Fortunately the mother and daughter safely escaped the inferno through a first-floor window after Leese was awakened by the sound of the fire crackling and wires arcing, investigators said. Leese's husband, Abdul Ali, was not home when the fire was reported at 2750 Newberry St. just before 5 a..m.
"The fire originated outside at the rear of a breezeway that connected the garage to the house," Heinbach said.
The home was a total loss, with damage set at $240,000, Heinbach said.
Ali and Lee owned the home and had insurance on the property.

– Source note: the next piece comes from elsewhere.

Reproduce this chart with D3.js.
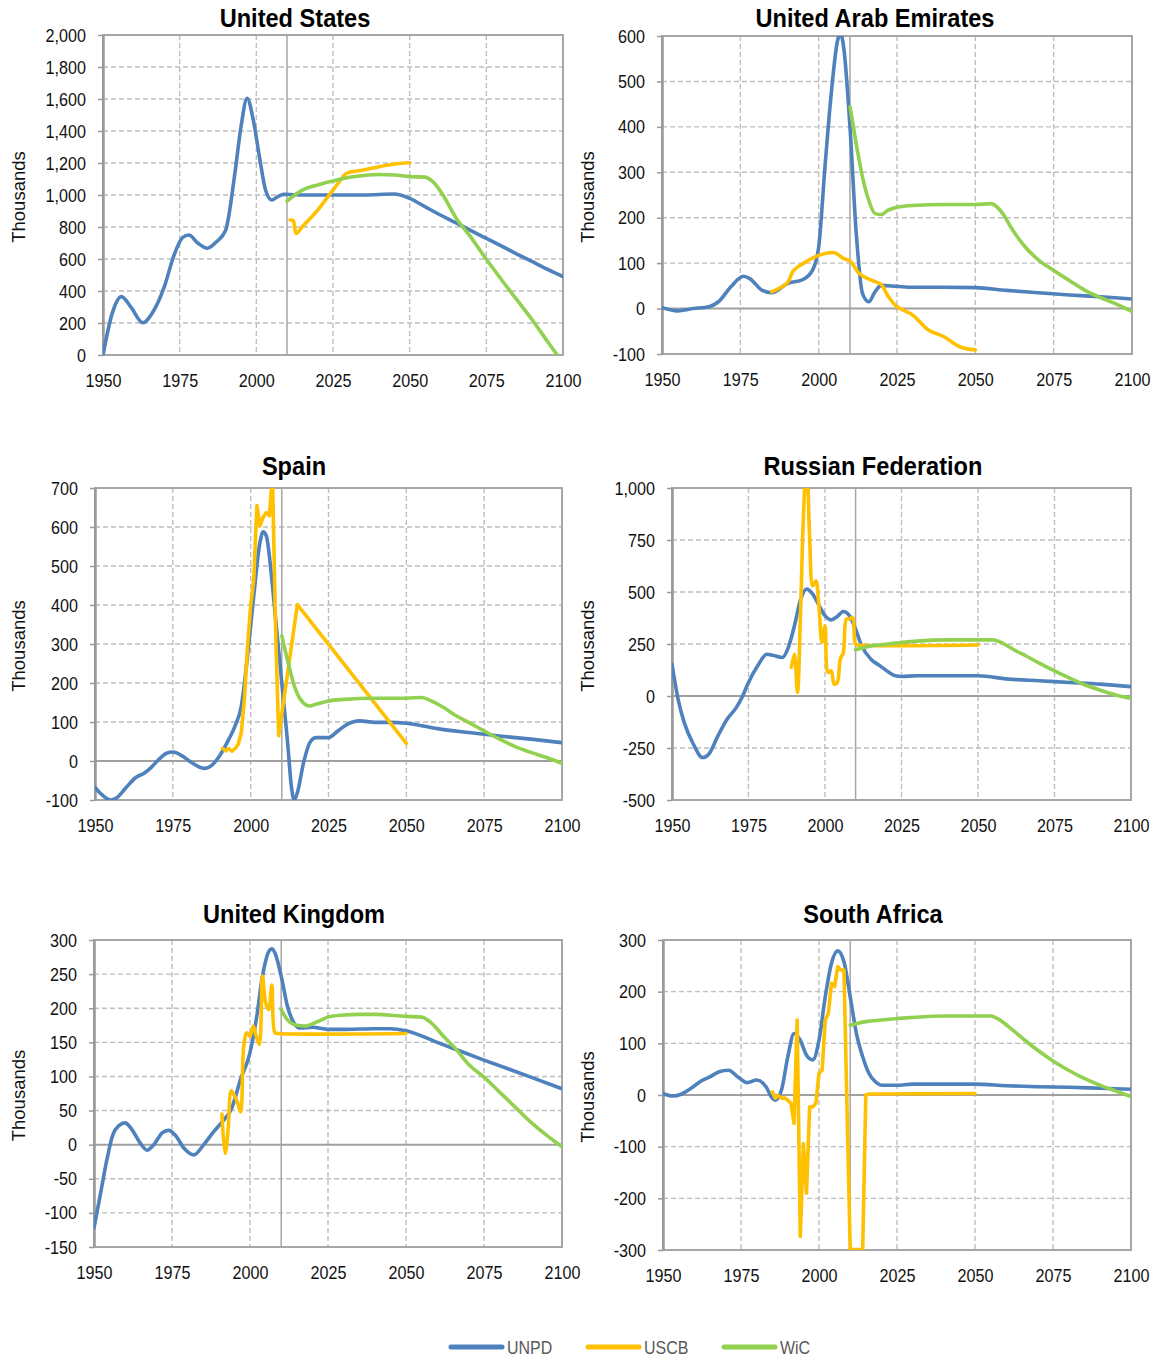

It was just a year ago when the city's Newberry neighborhood was hit by nearly a dozen arson fires that kept much of the community on edge for several weeks. No arrests have been made in any of the cases.
Heinbach said investigators do not at this point see "a link" between last week's house fire and the arsons of last year, "but we are looking to see if there are some possible similarities."
Heinbach encourages residents to keep outside lights on and to be vigilant, calling 911 if one sees any suspicious persons or vehicles in their neighborhood. Also, avoid storing combustible materials outside your home, he added.
An earlier fire that also occurred in the city during the early morning hours of May 7 has been ruled accidental, Heinbach said.
Spontaneous combustion of flammable rags sparked a fire that destroyed Thomas and Barbara Paulhamus' workshop-garage just 10 feet from their home at 2899 S. Reach Road, Heinbach said.
This fire, which broke out about 1 a.m., caused an estimated $75,000 damage.
Heinbach said another fire last week, this one at a five-unit apartment building at 1209 Park Ave., also has been ruled accidental.
The fire, which broke out about 5 p.m. Wednesday, began in a rear bedroom in the first-floor apartment of David Eck and his fiancee Pamela Smith, Heinbach said. "The fire was electrical in nature," he said, adding that damage to the building was about $75,000.